I read an article recently that said children like heroic stories of good overcoming evil because children favor fantasies.
I wonder if that is supposed to apply to heroic stories of triumph over tragedy as well. If so – I hope I never lose the child in my vision.
I believe most lovers of stories will agree with me in this. That includes lovers of adult stories and young adult stories and all stories. By the way publishing sales statistics agree.
I also believe that these stories are not fantastical. Quite the contrary – they are the stuff of very real life. And they are all about resilience.
Human beings are hit by hellish circumstances. They are inundated by the deluge. They are stunned for a moment. Then they stagger upright and battle back. Then they survive.
All over the TV now we witness the stunned interlude. Cold and exhausted the stormed out homeless and all but homeless stare into the cameras.
The rest of us watch and listen with compassion. But meanwhile we wait. We are waiting for the other stories we hope will come. Experience tells us we will not be disappointed.

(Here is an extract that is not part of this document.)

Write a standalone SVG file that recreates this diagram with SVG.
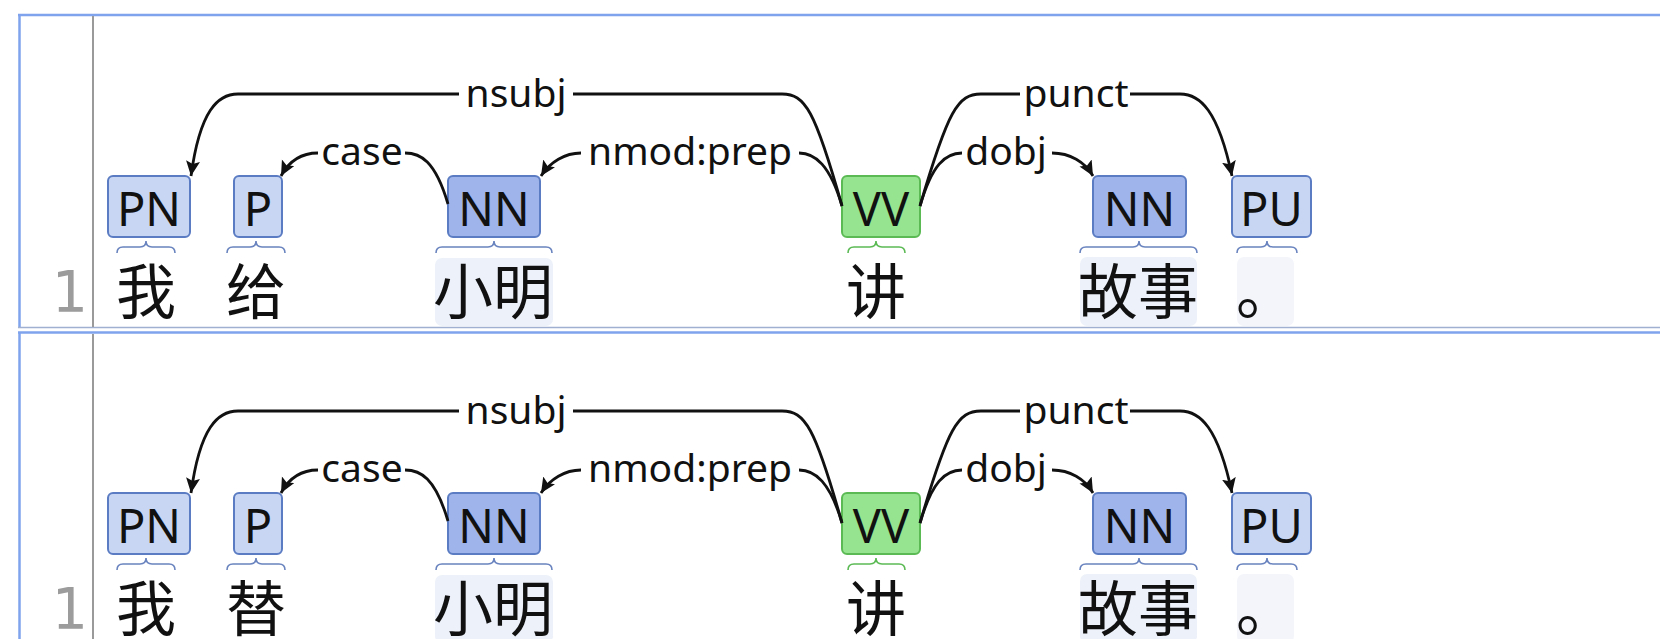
<svg xmlns="http://www.w3.org/2000/svg" width="1660" height="639" viewBox="0 0 1660 639">
<style>
.frame{stroke:#7fa3ec;stroke-width:2.5;fill:none}
.sep{stroke:#a0b0d0;stroke-width:1.5;fill:none}
.gut{stroke:#9a9a9a;stroke-width:2;fill:none}
.num{font-family:"DejaVu Sans",sans-serif;font-size:57px;fill:#9c9c9c;text-anchor:middle}
.boxL{fill:#c8d6f4;stroke:#5b7cc2;stroke-width:2}
.boxD{fill:#9fb4ea;stroke:#5b7cc2;stroke-width:2}
.boxG{fill:#96e48f;stroke:#5cba55;stroke-width:2}
.tag{font-family:"Noto Sans","Open Sans",sans-serif;font-size:47px;fill:#111;text-anchor:middle}
.braceB{fill:none;stroke:#6a84bf;stroke-width:1.6}
.braceG{fill:none;stroke:#5cba55;stroke-width:1.6}
.wbg{fill:#edf1f9}
.wbg2{fill:#f3f5fb}
.word{font-family:"Noto Sans CJK SC","Noto Sans CJK JP",sans-serif;font-size:60px;fill:#111;text-anchor:middle}
.arc{fill:none;stroke:#111;stroke-width:2.8}
.lbl{font-family:"Noto Sans","Open Sans",sans-serif;font-size:39px;fill:#111;text-anchor:middle}
</style>
<defs>
<marker id="ah" markerUnits="userSpaceOnUse" markerWidth="17" markerHeight="15" refX="15" refY="7" orient="auto">
<path d="M0,0 L15,7 L0,14 L3,7 z" fill="#111"/>
</marker>
</defs>
<rect x="0" y="0" width="1660" height="639" fill="#ffffff"/>

<g id="frame">
<line class="frame" x1="18" y1="15" x2="1660" y2="15"/>
<line class="frame" x1="19.5" y1="15" x2="19.5" y2="328"/>
<line class="sep" x1="18" y1="327.5" x2="1660" y2="327.5"/>
<line class="frame" x1="18" y1="332.5" x2="1660" y2="332.5"/>
<line class="frame" x1="19.5" y1="332" x2="19.5" y2="639"/>
<line class="gut" x1="93" y1="16" x2="93" y2="327"/>
<line class="gut" x1="93" y1="334" x2="93" y2="639"/>
</g>

<!-- ============ Panel 1 ============ -->
<g id="panel1">
<text class="num" x="70" y="312">1</text>

<g id="p1-n-wo">
<rect class="boxL" x="108" y="176" width="82" height="61" rx="5"/>
<text class="tag" x="149" y="226">PN</text>
<path class="braceB" d="M117,253 Q117,247 123,247 L140,247 Q146,247 146,241 Q146,247 152,247 L169,247 Q175,247 175,253"/>
<text class="word" x="146" y="314">我</text>
</g>
<g id="p1-n-gei">
<rect class="boxL" x="234" y="176" width="48" height="61" rx="5"/>
<text class="tag" x="258" y="226">P</text>
<path class="braceB" d="M227,253 Q227,247 233,247 L250,247 Q256,247 256,241 Q256,247 262,247 L279,247 Q285,247 285,253"/>
<text class="word" x="256" y="314">给</text>
</g>
<g id="p1-n-xiaoming">
<rect class="boxD" x="448" y="176" width="92" height="61" rx="5"/>
<text class="tag" x="494" y="226">NN</text>
<path class="braceB" d="M436,253 Q436,247 442,247 L488,247 Q494,247 494,241 Q494,247 500,247 L546,247 Q552,247 552,253"/>
<rect class="wbg" x="435" y="258" width="118" height="68" rx="7"/>
<text class="word" x="493" y="314">小明</text>
</g>
<g id="p1-n-jiang">
<rect class="boxG" x="842" y="176" width="78" height="61" rx="5"/>
<text class="tag" x="881" y="226">VV</text>
<path class="braceG" d="M848,253 Q848,247 854,247 L870,247 Q876,247 876,241 Q876,247 882,247 L899,247 Q905,247 905,253"/>
<text class="word" x="876" y="314">讲</text>
</g>
<g id="p1-n-gushi">
<rect class="boxD" x="1093" y="176" width="93" height="61" rx="5"/>
<text class="tag" x="1139.5" y="226">NN</text>
<path class="braceB" d="M1080,253 Q1080,247 1086,247 L1133,247 Q1139,247 1139,241 Q1139,247 1145,247 L1191,247 Q1197,247 1197,253"/>
<rect class="wbg" x="1080" y="257" width="117" height="69" rx="7"/>
<text class="word" x="1138" y="314">故事</text>
</g>
<g id="p1-n-pu">
<rect class="boxL" x="1232" y="176" width="79" height="61" rx="5"/>
<text class="tag" x="1271.5" y="226">PU</text>
<path class="braceB" d="M1237,253 Q1237,247 1243,247 L1261,247 Q1267,247 1267,241 Q1267,247 1273,247 L1291,247 Q1297,247 1297,253"/>
<rect class="wbg2" x="1237" y="257" width="57" height="69" rx="7"/>
<text class="word" x="1236" y="314" style="text-anchor:start">。</text>
</g>

<g id="p1-connectors">
<path class="arc" marker-end="url(#ah)" d="M459,94 L238,94 C218,94 200,110 191,176"/>
<path class="arc" d="M573,94 L782,94 C805,94 815,110 842,206"/>
<text class="lbl" x="516" y="107">nsubj</text>
<path class="arc" marker-end="url(#ah)" d="M318,153 C300,153 288,163 281,176"/>
<path class="arc" d="M405,153 C420,153 435,160 448,204"/>
<text class="lbl" x="362" y="165">case</text>
<path class="arc" marker-end="url(#ah)" d="M581,153 C565,153 550,162 541,176"/>
<path class="arc" d="M799,153 C815,153 830,165 842,206"/>
<text class="lbl" x="690" y="165">nmod:prep</text>
<path class="arc" d="M962,153 C945,153 932,165 920,206"/>
<path class="arc" marker-end="url(#ah)" d="M1052,153 C1070,153 1085,162 1093,176"/>
<text class="lbl" x="1006" y="165">dobj</text>
<path class="arc" d="M1020,94 L981,94 C958,94 948,110 920,206"/>
<path class="arc" marker-end="url(#ah)" d="M1130,94 L1180,94 C1200,94 1218,110 1232,176"/>
<text class="lbl" x="1076" y="107">punct</text>
</g>
</g>

<!-- ============ Panel 2 ============ -->
<g id="panel2" transform="translate(0,317)">
<text class="num" x="70" y="312">1</text>

<g id="p2-n-wo">
<rect class="boxL" x="108" y="176" width="82" height="61" rx="5"/>
<text class="tag" x="149" y="226">PN</text>
<path class="braceB" d="M117,253 Q117,247 123,247 L140,247 Q146,247 146,241 Q146,247 152,247 L169,247 Q175,247 175,253"/>
<text class="word" x="146" y="314">我</text>
</g>
<g id="p2-n-ti">
<rect class="boxL" x="234" y="176" width="48" height="61" rx="5"/>
<text class="tag" x="258" y="226">P</text>
<path class="braceB" d="M227,253 Q227,247 233,247 L250,247 Q256,247 256,241 Q256,247 262,247 L279,247 Q285,247 285,253"/>
<text class="word" x="256" y="314">替</text>
</g>
<g id="p2-n-xiaoming">
<rect class="boxD" x="448" y="176" width="92" height="61" rx="5"/>
<text class="tag" x="494" y="226">NN</text>
<path class="braceB" d="M436,253 Q436,247 442,247 L488,247 Q494,247 494,241 Q494,247 500,247 L546,247 Q552,247 552,253"/>
<rect class="wbg" x="435" y="258" width="118" height="68" rx="7"/>
<text class="word" x="493" y="314">小明</text>
</g>
<g id="p2-n-jiang">
<rect class="boxG" x="842" y="176" width="78" height="61" rx="5"/>
<text class="tag" x="881" y="226">VV</text>
<path class="braceG" d="M848,253 Q848,247 854,247 L870,247 Q876,247 876,241 Q876,247 882,247 L899,247 Q905,247 905,253"/>
<text class="word" x="876" y="314">讲</text>
</g>
<g id="p2-n-gushi">
<rect class="boxD" x="1093" y="176" width="93" height="61" rx="5"/>
<text class="tag" x="1139.5" y="226">NN</text>
<path class="braceB" d="M1080,253 Q1080,247 1086,247 L1133,247 Q1139,247 1139,241 Q1139,247 1145,247 L1191,247 Q1197,247 1197,253"/>
<rect class="wbg" x="1080" y="257" width="117" height="69" rx="7"/>
<text class="word" x="1138" y="314">故事</text>
</g>
<g id="p2-n-pu">
<rect class="boxL" x="1232" y="176" width="79" height="61" rx="5"/>
<text class="tag" x="1271.5" y="226">PU</text>
<path class="braceB" d="M1237,253 Q1237,247 1243,247 L1261,247 Q1267,247 1267,241 Q1267,247 1273,247 L1291,247 Q1297,247 1297,253"/>
<rect class="wbg2" x="1237" y="257" width="57" height="69" rx="7"/>
<text class="word" x="1236" y="314" style="text-anchor:start">。</text>
</g>

<g id="p2-connectors">
<path class="arc" marker-end="url(#ah)" d="M459,94 L238,94 C218,94 200,110 191,176"/>
<path class="arc" d="M573,94 L782,94 C805,94 815,110 842,206"/>
<text class="lbl" x="516" y="107">nsubj</text>
<path class="arc" marker-end="url(#ah)" d="M318,153 C300,153 288,163 281,176"/>
<path class="arc" d="M405,153 C420,153 435,160 448,204"/>
<text class="lbl" x="362" y="165">case</text>
<path class="arc" marker-end="url(#ah)" d="M581,153 C565,153 550,162 541,176"/>
<path class="arc" d="M799,153 C815,153 830,165 842,206"/>
<text class="lbl" x="690" y="165">nmod:prep</text>
<path class="arc" d="M962,153 C945,153 932,165 920,206"/>
<path class="arc" marker-end="url(#ah)" d="M1052,153 C1070,153 1085,162 1093,176"/>
<text class="lbl" x="1006" y="165">dobj</text>
<path class="arc" d="M1020,94 L981,94 C958,94 948,110 920,206"/>
<path class="arc" marker-end="url(#ah)" d="M1130,94 L1180,94 C1200,94 1218,110 1232,176"/>
<text class="lbl" x="1076" y="107">punct</text>
</g>
</g>
</svg>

Close on the heels of this interval of disbelief and devastation we will begin to hear them. Tales of being driven down then staying down for a while followed by the struggle to stand again.
These are stories of resilience and they are as real as the life of every beating heart. These are the real stories of Staten Island and the Jersey Shore and Breezy Point and the Ninth Ward. They resonate with the real stories from our own personal heroic histories.
We love these stories. We long for them to be told. We need them to be told. We as writers have a responsibility to tell them.
So write it down – every child soul testimony of struggle you encounter. This is the record of the human spirit and it is not fantasy. It is true as truth can be.